Because actual Russians care about far more than just winning. There's also degrees of loss, and MAD is a very significant one. I don't know to what degree they're worried about preserving the value of Ukraine as territory at this point, but that would be another consideration, you're right.
Again, it was a very "technically increases chance of victory" kind of answer.
Yep, probably not.
Tactical nukes are used (traditionally in doctrine) very differently then strategic nukes. Strategic nukes are mostly what you think of, large salvos of planet ending multi warheaded monsters that are built to NOT be fired (if you fire these you have lost in a way worse then any conventional defeat). Tactical ones on the other hand are meant to be used on large build ups of military forces or critical assets, think of battle enders not war enders. Where doctrine dictates you use a tactical nuke would be when russia staged the massive build up of troops before the full invasion in 2022. This is the issue with tactical nuclear weapons in this conflict, you can't really spam them without starting WWIII. In fact no one knows how many you could use before the rest of the world retaliates (France might have used one for example in the past but its never going to admit to it, but it is still a topic of discussion many years later). So lets say you have one small yield nuke to use in Ukraine? Where would you drop it? There is not a massive build up of troops, no centralized critical military infrastructure, and if you think about dropping on a city, HA (hope you like living in and of glass because that act will start the process). Actually that is another issue, nukes (even more so the smaller tactical ones) are not immune to getting shot down, so you likely can't reliably target areas under air defenses.

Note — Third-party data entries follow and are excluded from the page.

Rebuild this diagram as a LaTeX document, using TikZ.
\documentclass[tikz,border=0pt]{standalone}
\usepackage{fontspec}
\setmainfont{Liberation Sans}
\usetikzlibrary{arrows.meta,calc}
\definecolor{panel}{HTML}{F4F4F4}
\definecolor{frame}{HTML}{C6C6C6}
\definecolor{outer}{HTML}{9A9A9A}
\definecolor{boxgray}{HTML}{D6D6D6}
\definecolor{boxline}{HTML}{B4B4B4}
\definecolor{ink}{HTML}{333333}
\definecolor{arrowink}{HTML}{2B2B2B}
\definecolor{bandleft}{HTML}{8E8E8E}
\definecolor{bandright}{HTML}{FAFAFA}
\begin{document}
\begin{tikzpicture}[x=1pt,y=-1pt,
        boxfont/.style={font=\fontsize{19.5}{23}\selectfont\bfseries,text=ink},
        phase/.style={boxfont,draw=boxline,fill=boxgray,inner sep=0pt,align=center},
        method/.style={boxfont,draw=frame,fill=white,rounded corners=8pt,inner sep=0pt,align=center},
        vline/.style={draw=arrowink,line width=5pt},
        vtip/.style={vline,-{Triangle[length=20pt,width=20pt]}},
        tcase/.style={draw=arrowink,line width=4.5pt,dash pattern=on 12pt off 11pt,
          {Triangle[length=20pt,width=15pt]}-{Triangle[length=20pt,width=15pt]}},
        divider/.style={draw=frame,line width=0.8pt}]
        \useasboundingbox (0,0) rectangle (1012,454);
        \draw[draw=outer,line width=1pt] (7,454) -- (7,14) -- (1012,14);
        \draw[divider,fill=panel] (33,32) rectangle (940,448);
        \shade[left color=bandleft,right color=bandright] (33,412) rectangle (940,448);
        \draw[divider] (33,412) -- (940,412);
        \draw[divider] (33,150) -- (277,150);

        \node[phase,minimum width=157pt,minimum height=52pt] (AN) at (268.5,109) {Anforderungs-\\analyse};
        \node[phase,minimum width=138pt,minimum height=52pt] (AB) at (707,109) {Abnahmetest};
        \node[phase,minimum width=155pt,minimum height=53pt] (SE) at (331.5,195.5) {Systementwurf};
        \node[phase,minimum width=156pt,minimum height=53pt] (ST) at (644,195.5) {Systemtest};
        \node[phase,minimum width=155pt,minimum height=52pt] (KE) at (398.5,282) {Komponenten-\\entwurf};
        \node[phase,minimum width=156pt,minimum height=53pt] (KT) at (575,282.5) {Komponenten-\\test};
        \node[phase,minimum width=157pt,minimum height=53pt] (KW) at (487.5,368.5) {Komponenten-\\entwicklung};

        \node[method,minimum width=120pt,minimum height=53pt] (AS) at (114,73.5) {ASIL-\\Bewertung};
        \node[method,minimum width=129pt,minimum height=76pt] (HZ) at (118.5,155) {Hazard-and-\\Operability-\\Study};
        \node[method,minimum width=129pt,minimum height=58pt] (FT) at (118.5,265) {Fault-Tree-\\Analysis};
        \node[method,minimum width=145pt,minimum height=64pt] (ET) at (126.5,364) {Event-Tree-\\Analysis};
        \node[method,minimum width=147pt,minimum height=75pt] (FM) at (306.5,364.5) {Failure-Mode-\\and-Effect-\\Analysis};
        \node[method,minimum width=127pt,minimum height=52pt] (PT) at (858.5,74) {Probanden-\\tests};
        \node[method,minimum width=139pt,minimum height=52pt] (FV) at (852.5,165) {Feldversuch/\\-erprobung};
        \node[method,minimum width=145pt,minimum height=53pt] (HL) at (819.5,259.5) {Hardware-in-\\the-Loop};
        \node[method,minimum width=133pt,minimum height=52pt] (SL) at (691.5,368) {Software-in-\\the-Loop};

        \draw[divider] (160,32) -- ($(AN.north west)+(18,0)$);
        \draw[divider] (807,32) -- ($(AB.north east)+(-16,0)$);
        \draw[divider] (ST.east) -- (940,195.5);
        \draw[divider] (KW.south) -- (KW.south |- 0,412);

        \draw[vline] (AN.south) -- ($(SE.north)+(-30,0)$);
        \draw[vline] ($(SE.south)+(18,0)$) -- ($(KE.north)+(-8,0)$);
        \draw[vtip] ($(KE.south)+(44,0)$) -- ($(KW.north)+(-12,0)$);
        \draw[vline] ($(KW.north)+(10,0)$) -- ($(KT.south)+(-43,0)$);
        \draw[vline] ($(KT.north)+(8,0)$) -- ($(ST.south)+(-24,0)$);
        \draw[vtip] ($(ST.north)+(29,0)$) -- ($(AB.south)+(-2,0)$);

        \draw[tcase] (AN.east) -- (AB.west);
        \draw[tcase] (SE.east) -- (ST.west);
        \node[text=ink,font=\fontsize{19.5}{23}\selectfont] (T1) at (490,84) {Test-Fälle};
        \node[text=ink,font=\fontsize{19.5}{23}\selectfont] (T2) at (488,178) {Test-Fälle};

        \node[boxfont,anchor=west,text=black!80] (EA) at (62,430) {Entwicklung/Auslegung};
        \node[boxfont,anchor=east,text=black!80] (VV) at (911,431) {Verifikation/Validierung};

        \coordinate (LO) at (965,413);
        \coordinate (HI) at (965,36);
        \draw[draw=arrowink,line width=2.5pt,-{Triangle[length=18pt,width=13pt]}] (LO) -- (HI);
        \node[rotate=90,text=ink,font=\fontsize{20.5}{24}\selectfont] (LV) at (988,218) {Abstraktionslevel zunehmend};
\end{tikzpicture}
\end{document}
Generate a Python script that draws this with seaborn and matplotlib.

So to give you a TLDR, tactical nukes are smaller weapons designed to win a battle in a crucial point. Not weapons meant to end a conflict themselves, and not meant for things like glassing cities.
That makes sense. I guess what I was thinking is a strategic use of a small, tactical-ish nuke, probably framed as tactical. Basically, cross the red line but as minimally as possible, in order to put NATO on the spot.
In a way that was Russia's strategy before the full-scale invasion, and it was working flawlessly. Since then NATO has become much more determined and active, but also more unstable.
They could, but to what end? They can't hit a city or major civilian infrastructure without a outsized response (just think of if they nuked a power plant). They don't have a target that warrents a nuke other wise, unless you think hitting a local command and control will change the war. It will put NATO on the spot (the spot being very anti russian), as well as China and most of the world.